Again, beetroot has been added to provide the pink colour. Also as the name suggests, the patty has been fortified with B12. This is a vitamin that non-meat eaters are at risk of becoming deficient in.

At the moment, they’re only selling the burger in restaurants. But there are already plenty of locations to choose from across the UK.

Sgaia’s Mheat Burger

Sgaia is a food manufacturer based in Glasgow. They specialise in vegan meat substitutes, or ‘mheats’ as they call them.

You can buy their products online, and they offer shipping across the whole of Europe.
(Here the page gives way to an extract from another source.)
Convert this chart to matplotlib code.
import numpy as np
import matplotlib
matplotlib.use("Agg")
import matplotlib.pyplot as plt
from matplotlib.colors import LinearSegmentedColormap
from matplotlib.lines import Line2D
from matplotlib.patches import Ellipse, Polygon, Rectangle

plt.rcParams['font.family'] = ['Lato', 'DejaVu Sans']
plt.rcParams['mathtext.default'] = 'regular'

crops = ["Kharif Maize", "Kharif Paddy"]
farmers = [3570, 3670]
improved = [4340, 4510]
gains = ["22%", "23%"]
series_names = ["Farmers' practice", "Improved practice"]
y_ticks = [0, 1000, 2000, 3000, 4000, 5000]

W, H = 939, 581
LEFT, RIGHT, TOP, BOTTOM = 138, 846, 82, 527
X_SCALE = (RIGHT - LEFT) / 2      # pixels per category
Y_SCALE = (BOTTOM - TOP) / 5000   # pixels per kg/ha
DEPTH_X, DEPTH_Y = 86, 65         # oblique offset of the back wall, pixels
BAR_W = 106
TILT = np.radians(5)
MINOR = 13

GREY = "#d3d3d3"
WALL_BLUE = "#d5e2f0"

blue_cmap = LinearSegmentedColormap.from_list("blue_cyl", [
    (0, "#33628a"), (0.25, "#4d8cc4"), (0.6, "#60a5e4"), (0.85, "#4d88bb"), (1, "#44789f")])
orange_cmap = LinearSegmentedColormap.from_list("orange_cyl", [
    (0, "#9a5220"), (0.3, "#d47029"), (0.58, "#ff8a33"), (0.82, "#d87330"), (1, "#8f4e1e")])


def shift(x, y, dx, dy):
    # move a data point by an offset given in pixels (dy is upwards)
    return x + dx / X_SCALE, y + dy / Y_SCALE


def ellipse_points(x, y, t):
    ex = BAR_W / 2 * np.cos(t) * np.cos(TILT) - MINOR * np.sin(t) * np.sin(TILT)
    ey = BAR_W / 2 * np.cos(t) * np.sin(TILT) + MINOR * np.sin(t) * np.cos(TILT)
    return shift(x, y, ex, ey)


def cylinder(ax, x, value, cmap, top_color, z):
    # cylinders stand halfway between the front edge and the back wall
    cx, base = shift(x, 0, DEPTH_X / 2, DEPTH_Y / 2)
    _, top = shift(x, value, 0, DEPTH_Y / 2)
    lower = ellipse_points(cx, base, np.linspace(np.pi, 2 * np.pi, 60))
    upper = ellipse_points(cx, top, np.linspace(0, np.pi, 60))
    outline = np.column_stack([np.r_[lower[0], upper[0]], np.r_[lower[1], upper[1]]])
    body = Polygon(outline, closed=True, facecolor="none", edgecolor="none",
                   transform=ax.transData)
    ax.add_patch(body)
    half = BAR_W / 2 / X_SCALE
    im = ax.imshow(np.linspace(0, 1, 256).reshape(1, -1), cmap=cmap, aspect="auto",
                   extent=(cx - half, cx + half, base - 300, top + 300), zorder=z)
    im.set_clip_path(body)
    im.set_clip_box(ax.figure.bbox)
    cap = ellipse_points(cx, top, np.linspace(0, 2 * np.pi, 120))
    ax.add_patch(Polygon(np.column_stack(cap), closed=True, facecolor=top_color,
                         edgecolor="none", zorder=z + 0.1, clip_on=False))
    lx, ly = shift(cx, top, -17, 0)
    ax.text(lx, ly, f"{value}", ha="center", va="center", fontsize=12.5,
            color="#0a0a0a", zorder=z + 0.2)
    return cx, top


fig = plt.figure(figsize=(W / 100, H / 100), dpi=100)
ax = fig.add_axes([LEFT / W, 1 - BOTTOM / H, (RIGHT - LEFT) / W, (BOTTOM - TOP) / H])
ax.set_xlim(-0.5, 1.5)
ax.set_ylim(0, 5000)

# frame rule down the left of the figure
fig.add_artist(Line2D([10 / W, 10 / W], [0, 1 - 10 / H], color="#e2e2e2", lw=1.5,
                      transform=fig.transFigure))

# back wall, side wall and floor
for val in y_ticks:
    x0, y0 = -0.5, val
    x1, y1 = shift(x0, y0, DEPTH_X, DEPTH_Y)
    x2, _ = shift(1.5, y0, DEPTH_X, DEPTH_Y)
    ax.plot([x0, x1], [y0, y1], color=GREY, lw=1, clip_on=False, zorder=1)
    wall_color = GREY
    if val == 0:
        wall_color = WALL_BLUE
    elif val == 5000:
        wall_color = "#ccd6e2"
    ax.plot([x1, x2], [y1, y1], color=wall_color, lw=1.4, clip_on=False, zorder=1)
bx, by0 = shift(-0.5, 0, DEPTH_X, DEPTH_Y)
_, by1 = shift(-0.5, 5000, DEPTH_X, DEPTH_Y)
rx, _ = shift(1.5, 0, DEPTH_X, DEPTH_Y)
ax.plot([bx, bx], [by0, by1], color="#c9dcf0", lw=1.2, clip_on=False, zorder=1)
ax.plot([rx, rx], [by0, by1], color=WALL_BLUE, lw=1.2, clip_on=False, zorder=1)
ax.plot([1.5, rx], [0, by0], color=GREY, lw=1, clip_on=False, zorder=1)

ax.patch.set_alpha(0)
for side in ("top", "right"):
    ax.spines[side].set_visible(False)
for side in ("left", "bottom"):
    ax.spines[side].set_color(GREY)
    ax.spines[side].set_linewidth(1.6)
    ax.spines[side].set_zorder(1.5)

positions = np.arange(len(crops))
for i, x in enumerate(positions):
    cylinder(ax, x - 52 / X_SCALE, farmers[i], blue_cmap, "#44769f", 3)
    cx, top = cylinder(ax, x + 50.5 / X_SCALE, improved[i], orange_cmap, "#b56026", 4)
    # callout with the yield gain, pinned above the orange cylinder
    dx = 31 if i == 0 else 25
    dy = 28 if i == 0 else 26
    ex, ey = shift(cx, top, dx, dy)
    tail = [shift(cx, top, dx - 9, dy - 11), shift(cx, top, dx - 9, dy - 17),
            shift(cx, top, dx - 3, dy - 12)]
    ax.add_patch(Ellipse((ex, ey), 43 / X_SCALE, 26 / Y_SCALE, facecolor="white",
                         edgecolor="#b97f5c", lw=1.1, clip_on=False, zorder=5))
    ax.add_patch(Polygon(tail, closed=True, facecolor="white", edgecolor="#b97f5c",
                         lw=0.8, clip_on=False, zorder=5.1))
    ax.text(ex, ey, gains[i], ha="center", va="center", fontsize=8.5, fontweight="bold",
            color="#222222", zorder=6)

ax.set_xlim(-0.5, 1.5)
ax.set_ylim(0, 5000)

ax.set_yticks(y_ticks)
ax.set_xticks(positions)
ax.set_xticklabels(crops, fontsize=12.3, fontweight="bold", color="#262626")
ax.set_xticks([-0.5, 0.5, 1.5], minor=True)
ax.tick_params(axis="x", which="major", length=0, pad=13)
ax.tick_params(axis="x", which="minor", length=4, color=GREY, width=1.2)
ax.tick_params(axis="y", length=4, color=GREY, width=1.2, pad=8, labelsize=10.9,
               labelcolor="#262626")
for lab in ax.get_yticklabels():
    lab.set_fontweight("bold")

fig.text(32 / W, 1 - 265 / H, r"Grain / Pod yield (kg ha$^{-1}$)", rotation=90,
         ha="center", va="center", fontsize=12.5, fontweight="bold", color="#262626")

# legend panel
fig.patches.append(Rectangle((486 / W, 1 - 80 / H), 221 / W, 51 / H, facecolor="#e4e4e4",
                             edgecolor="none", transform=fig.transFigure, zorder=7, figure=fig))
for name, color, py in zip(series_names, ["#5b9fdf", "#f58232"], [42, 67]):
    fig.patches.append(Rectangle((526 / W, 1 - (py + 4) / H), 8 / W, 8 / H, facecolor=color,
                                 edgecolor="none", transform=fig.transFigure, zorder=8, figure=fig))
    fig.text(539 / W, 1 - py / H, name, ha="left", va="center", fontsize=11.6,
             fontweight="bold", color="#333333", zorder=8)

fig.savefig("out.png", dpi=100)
Their mheat burgers cost £2.90 each, and home delivery is free when you spend over £50 (although that’s quite a lot of burgers!).

The burgers are also available in many health food shops across the UK. If you’re looking to eat in, they’re also found on the menu in some food outlets including Club Mexicana in London.

Vegetable Burgers

Iceland’s No Bull Burger

If you want to keep things cheap but delicious, then head to an Iceland store. Iceland have developed an exclusive vegan burger that ‘bleeds’ beetroot extract, and has the appearance of a beef burger.

The product has received rave reviews and at £2 for a pack of two, you can’t go wrong! They’ve also recently added a jalapeno version of the No Bull Burger, plus vegan sausages and a ‘chicken’ burger.

The Future of Meat-Free ‘Meats’

To keep up with trends, retailers are beginning to cater to meat-free diets with far more variety and creativity. It’s no longer a chore to find tasty meat alternatives that appeal to vegans, veggies and meat lovers.

Meat substitutes are sprouting up all the time, and plant-based burgers have taken the market by storm. Whether you want to stock up your freezer or find a vegan-friendly burger joint, you now have plenty of options. The meat-free movement is in full swing!